Breaking the Firewall

I have written a long piece for 3:AM about Ai Weiwei, the Chinese artist recently detained by the regime. The article is centred around a recent collection of his blog pieces (the blog has now been shut down). I also think this article, by Boris Johnson, is worth reading:

Artists such as Anish Kapoor (and writers such as Salman Rushdie in this newspaper) have protested at his treatment — but from the politicos the response is verging on the muted. All we have had from the Government, as far as I can see, is a terse statement of disapproval issued by William Hague in early April. Even in the liberal media, there is a curious apathy about the case.

Where are the candlelit vigils, the rallies for Ai Weiwei? Where are the newspaper campaigns and petitions, the why-oh-why-oh-weiweis?

In China, the very fact of his disappearance has itself disappeared. Plug his name into a Chinese search engine, and nothing comes up. They have super-injuncted him out of the story, and the West has responded with the diplomatic equivalent of a protracted fit of coughing. Such leeriness is almost understandable, really.

China today is a very different strategic proposition from the Soviet Union of the 1980s. It was frankly easier to protest at the treatment of dissidents such as Sakharov and Solzhenitsyn, because no one believed that the future belonged to Russia. On the contrary, we could all see that it was a basket case, an economy that couldn’t supply enough bath plugs for its hotels. No one worried about cheesing off Russian investors — because there weren’t any. It was Upper Volta with rockets.

China, on the other hand, is about to overtake America as the country with the biggest GDP on earth; China is the new 600lb gorilla of global capitalism; and with Chinese investments and commercial activities still heavily influenced — if not directed — by the politicians of the Communist party, it is no wonder that people are nervous of causing offence. No one wants to rub Beijing up the wrong way, and no one wants to be accused of being ‘anti-China’.

On his blog, Ai once asked: ‘If You Aren’t Anti-China, Are You Still Human?’

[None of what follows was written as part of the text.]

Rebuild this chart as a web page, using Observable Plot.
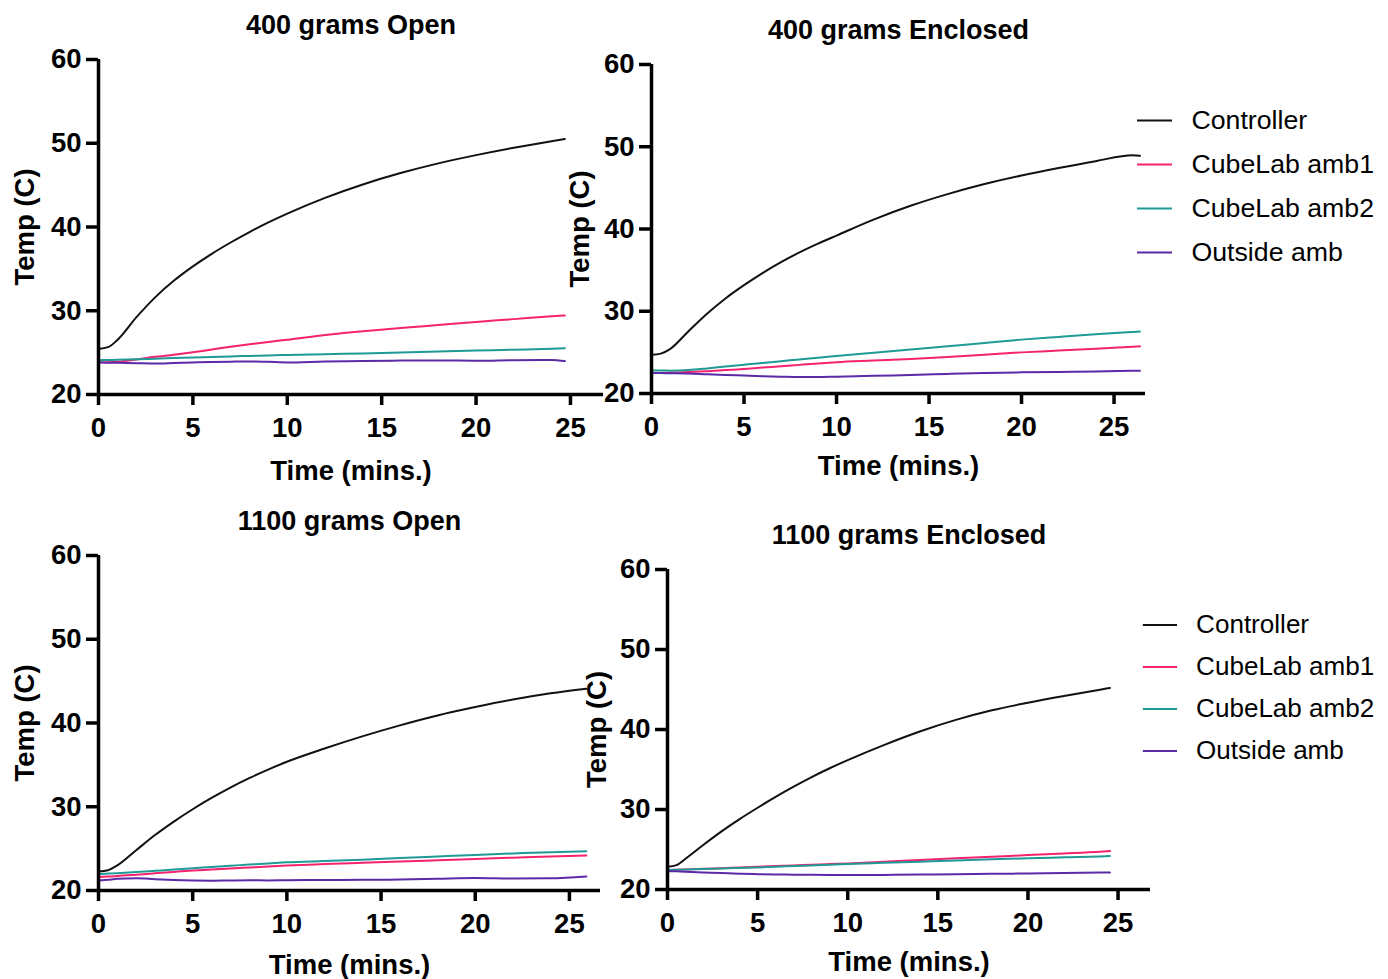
<!DOCTYPE html>
<html><head><meta charset="utf-8">
<script src="https://cdn.jsdelivr.net/npm/d3@7"></script>
<script src="https://cdn.jsdelivr.net/npm/@observablehq/plot@0.6"></script>
<style>
body{margin:0;background:#fff;}
#root{position:relative;width:1388px;height:979px;overflow:hidden;background:#fff;}
#root > div{position:absolute;}
</style></head><body><div id="root"></div>
<script>
// ---------- shared ----------
const series = ["Controller", "CubeLab amb1", "CubeLab amb2", "Outside amb"];
const colors = ["#111111", "#f5226e", "#1f9a96", "#5b2aa8"];
const xTicks = [0, 5, 10, 15, 20, 25];
const yTicks = [20, 30, 40, 50, 60];
const xLabel = "Time (mins.)";
const yLabel = "Temp (C)";

// ---------- 400 grams Open ----------
const open400Title = "400 grams Open";
const open400Time = [0, 0.5, 1, 2, 3, 4, 5, 6, 7, 8, 9, 10, 12, 14, 16, 18, 20, 22, 24, 24.7];
const open400Controller = [25.44, 25.65, 26.5, 29.2, 31.6, 33.6, 35.3, 36.8, 38.15, 39.4, 40.55, 41.6, 43.48, 45.08, 46.44, 47.6, 48.58, 49.46, 50.24, 50.5];
const open400Amb1 = [23.83, 23.85, 23.9, 24.18, 24.5, 24.75, 25.04, 25.37, 25.7, 26.0, 26.28, 26.53, 27.1, 27.55, 27.93, 28.3, 28.67, 29.0, 29.33, 29.44];
const open400Amb2 = [24.1, 24.12, 24.14, 24.2, 24.28, 24.36, 24.43, 24.49, 24.55, 24.61, 24.66, 24.72, 24.82, 24.91, 25.02, 25.13, 25.24, 25.35, 25.47, 25.52];
const open400Outside = [23.83, 23.8, 23.78, 23.74, 23.7, 23.76, 23.83, 23.88, 23.92, 23.95, 23.9, 23.83, 23.95, 24.0, 24.05, 24.07, 24.03, 24.1, 24.13, 23.99];

// ---------- 400 grams Enclosed ----------
const enc400Title = "400 grams Enclosed";
const enc400Time = [0, 0.5, 1, 2, 3, 4, 5, 6, 7, 8, 9, 10, 12, 14, 16, 18, 20, 22, 24, 26, 26.4];
const enc400Controller = [24.7, 24.85, 25.4, 27.58, 29.71, 31.56, 33.17, 34.64, 35.97, 37.16, 38.22, 39.2, 41.14, 42.82, 44.24, 45.46, 46.5, 47.42, 48.25, 48.97, 48.9];
const enc400Amb1 = [22.5, 22.5, 22.52, 22.6, 22.72, 22.85, 22.98, 23.15, 23.3, 23.48, 23.65, 23.8, 24.0, 24.2, 24.45, 24.72, 25.0, 25.22, 25.45, 25.68, 25.73];
const enc400Amb2 = [22.8, 22.79, 22.78, 22.85, 23.05, 23.28, 23.5, 23.72, 23.93, 24.14, 24.35, 24.55, 24.95, 25.35, 25.75, 26.15, 26.55, 26.88, 27.2, 27.48, 27.54];
const enc400Outside = [22.5, 22.48, 22.46, 22.42, 22.33, 22.25, 22.18, 22.1, 22.04, 22.0, 22.0, 22.05, 22.15, 22.25, 22.38, 22.5, 22.57, 22.62, 22.68, 22.76, 22.78];

// ---------- 1100 grams Open ----------
const open1100Title = "1100 grams Open";
const open1100Time = [0, 0.5, 1, 2, 3, 4, 5, 6, 7, 8, 9, 10, 12, 14, 16, 18, 20, 22, 24, 25.9];
const open1100Controller = [22.26, 22.42, 23.0, 24.81, 26.62, 28.23, 29.7, 31.05, 32.29, 33.41, 34.44, 35.37, 36.95, 38.4, 39.72, 40.9, 41.9, 42.8, 43.55, 44.1];
const open1100Amb1 = [21.6, 21.66, 21.72, 21.88, 22.05, 22.22, 22.38, 22.5, 22.63, 22.75, 22.87, 22.98, 23.15, 23.3, 23.45, 23.61, 23.77, 23.92, 24.07, 24.17];
const open1100Amb2 = [21.98, 22.02, 22.07, 22.2, 22.35, 22.5, 22.66, 22.8, 22.95, 23.1, 23.23, 23.37, 23.52, 23.68, 23.87, 24.06, 24.25, 24.42, 24.58, 24.68];
const open1100Outside = [21.19, 21.28, 21.39, 21.45, 21.35, 21.25, 21.19, 21.17, 21.2, 21.22, 21.2, 21.23, 21.25, 21.27, 21.3, 21.4, 21.5, 21.42, 21.45, 21.67];

// ---------- 1100 grams Enclosed ----------
const enc1100Title = "1100 grams Enclosed";
const enc1100Time = [0, 0.5, 1, 2, 3, 4, 5, 6, 7, 8, 9, 10, 12, 14, 16, 18, 20, 22, 24, 24.55];
const enc1100Controller = [22.85, 23.05, 23.85, 25.6, 27.27, 28.8, 30.22, 31.58, 32.86, 34.06, 35.16, 36.17, 38.05, 39.75, 41.2, 42.4, 43.35, 44.2, 44.98, 45.2];
const enc1100Amb1 = [22.43, 22.47, 22.5, 22.58, 22.67, 22.76, 22.85, 22.93, 23.01, 23.1, 23.18, 23.26, 23.47, 23.69, 23.9, 24.1, 24.3, 24.5, 24.72, 24.8];
const enc1100Amb2 = [22.43, 22.46, 22.49, 22.56, 22.63, 22.7, 22.76, 22.85, 22.93, 23.01, 23.1, 23.18, 23.33, 23.48, 23.63, 23.77, 23.9, 24.02, 24.14, 24.18];
const enc1100Outside = [22.3, 22.27, 22.23, 22.14, 22.05, 21.98, 21.92, 21.88, 21.85, 21.83, 21.81, 21.8, 21.82, 21.86, 21.9, 21.96, 22.0, 22.05, 22.11, 22.13];

// ---------- drawing ----------
const root = document.getElementById("root");
const FONT = "'Liberation Sans', Arial, Helvetica, sans-serif";
const AXW = 3.5;

function place(node, left, top) {
  const d = document.createElement("div");
  d.style.left = left + "px";
  d.style.top = top + "px";
  d.appendChild(node);
  root.appendChild(d);
}

function panel(cfg) {
  const data = series.flatMap((s, i) => cfg.time.map((t, j) => ({t, v: cfg.values[i][j], s})));
  const svg = Plot.plot({
    width: cfg.width, height: cfg.height,
    marginLeft: cfg.mL, marginRight: cfg.mR, marginTop: cfg.mT, marginBottom: cfg.mB,
    style: {fontFamily: FONT, fontSize: "27.5px", fontWeight: "bold", color: "#000", background: "transparent", overflow: "visible"},
    x: {domain: [0, cfg.xMax], label: null},
    y: {domain: [20, 60], label: null},
    color: {domain: series, range: colors},
    marks: [
      Plot.line(data, {x: "t", y: "v", z: "s", stroke: "s", strokeWidth: 2, curve: "monotone-x"}),
      Plot.ruleY([20], {strokeWidth: AXW, stroke: "#000"}),
      Plot.ruleX([0], {strokeWidth: AXW, stroke: "#000"}),
      Plot.axisX({ticks: xTicks, tickSize: 11, tickPadding: 12, strokeWidth: AXW, label: null, tickFormat: d => d}),
      Plot.axisY({ticks: yTicks, tickSize: 12, tickPadding: 5, strokeWidth: AXW, label: null, tickFormat: d => d}),
      Plot.text([cfg.title], {frameAnchor: "top", dy: -34, lineAnchor: "middle", textAnchor: "middle", fontSize: 27, text: d => d}),
      Plot.text([xLabel], {frameAnchor: "bottom", dy: cfg.xLabelDy, lineAnchor: "middle", textAnchor: "middle", text: d => d}),
      Plot.text([yLabel], {frameAnchor: "left", dx: cfg.yLabelDx, rotate: -90, lineAnchor: "middle", textAnchor: "middle", text: d => d})
    ]
  });
  place(svg, cfg.left, cfg.top);
}

function legend(left, top, r0, r1) {
  const svg = Plot.plot({
    width: 258, height: r1 + 30,
    margin: 0,
    style: {fontFamily: FONT, fontSize: "26.7px", color: "#000", background: "transparent", overflow: "visible"},
    x: {domain: [0, 258], range: [0, 258], axis: null},
    y: {type: "point", domain: series, range: [r0, r1], padding: 0, axis: null},
    color: {domain: series, range: colors},
    marks: [
      Plot.ruleY(series, {y: d => d, x1: 7, x2: 42, stroke: d => d, strokeWidth: 2}),
      Plot.text(series, {y: d => d, x: 61, text: d => d, textAnchor: "start", fill: "#000"})
    ]
  });
  place(svg, left, top);
}

panel({
  title: open400Title, time: open400Time,
  values: [open400Controller, open400Amb1, open400Amb2, open400Outside],
  left: 0, top: 0, width: 620, height: 490, mL: 98, mR: 17, mT: 59, mB: 96, xMax: 26.75,
  xLabelDy: 77, yLabelDx: -73
});
panel({
  title: enc400Title, time: enc400Time,
  values: [enc400Controller, enc400Amb1, enc400Amb2, enc400Outside],
  left: 560, top: 0, width: 828, height: 490, mL: 91, mR: 243, mT: 64, mB: 97, xMax: 26.7,
  xLabelDy: 73, yLabelDx: -71
});
panel({
  title: open1100Title, time: open1100Time,
  values: [open1100Controller, open1100Amb1, open1100Amb2, open1100Outside],
  left: 0, top: 490, width: 620, height: 489, mL: 98, mR: 20, mT: 65, mB: 89, xMax: 26.65,
  xLabelDy: 75, yLabelDx: -73
});
panel({
  title: enc1100Title, time: enc1100Time,
  values: [enc1100Controller, enc1100Amb1, enc1100Amb2, enc1100Outside],
  left: 560, top: 490, width: 828, height: 489, mL: 107, mR: 238, mT: 79, mB: 90, xMax: 26.8,
  xLabelDy: 73, yLabelDx: -70
});
legend(1130, 100, 20, 152);
legend(1136, 604, 20, 150);
</script></body></html>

One Response to “Breaking the Firewall”

  1. paul murdoch Says:

    Nice piece

    There’s still a huge amount of ‘factual’ dissonance re China…particularly the issues surrounding Tiananmen. I find a widespread acceptance that it was about a reactionary communist regime suppressing a desire for democracy and the free market rather than a bunch of psychopathic kleptocrats who were all too aware of the power of the free market…welcomed it with open arms…but wanted to maintain control in order to sell-out their population and return them to serfdom. They had their hands on the most lucrative resource of all…a massive controllable, exploitable populace who knew resistance was fatal. I bet uncle Milt creamed himself at the thought. The Chinese politburo committed the most cynical, self-serving act of betrayal I can think of. A billion people offered up on a plate for exploitation. Beat that.

    Yet the popular myth of the time still has it arse about. Those plucky ‘pro Western dissidents’ were rejecting wholesale the ‘benefits’ of the Western free market. They knew what was coming….problem is, since China’s GDP makes it the big tamale, it’ll be heading back our way too…sooner than we think.

    I tell people this all the time and they look at me like I’m a fuckin loon. Then I remind them that there’s always a small elite who prosper and get a dip at the gravy. Strange thing is: once they figure there won’t actually be a Chinese guy, cracking the whip…more likely some Old Etonian with a foppish grin who’s ‘investing’ the Chinese guy’s money…they seem reassured…even when I tell them the Chinese fella only gave the loan cos Tarquin agreed to ditch the NHS, our pensions, free speech…except for Ant and Dec, Michael McIntyre, David Walliams, Ferne Britten et al; you know-the real maverick subversives. Fuck me..this country needs a culture.

    A prophet is always without honour etc…or money.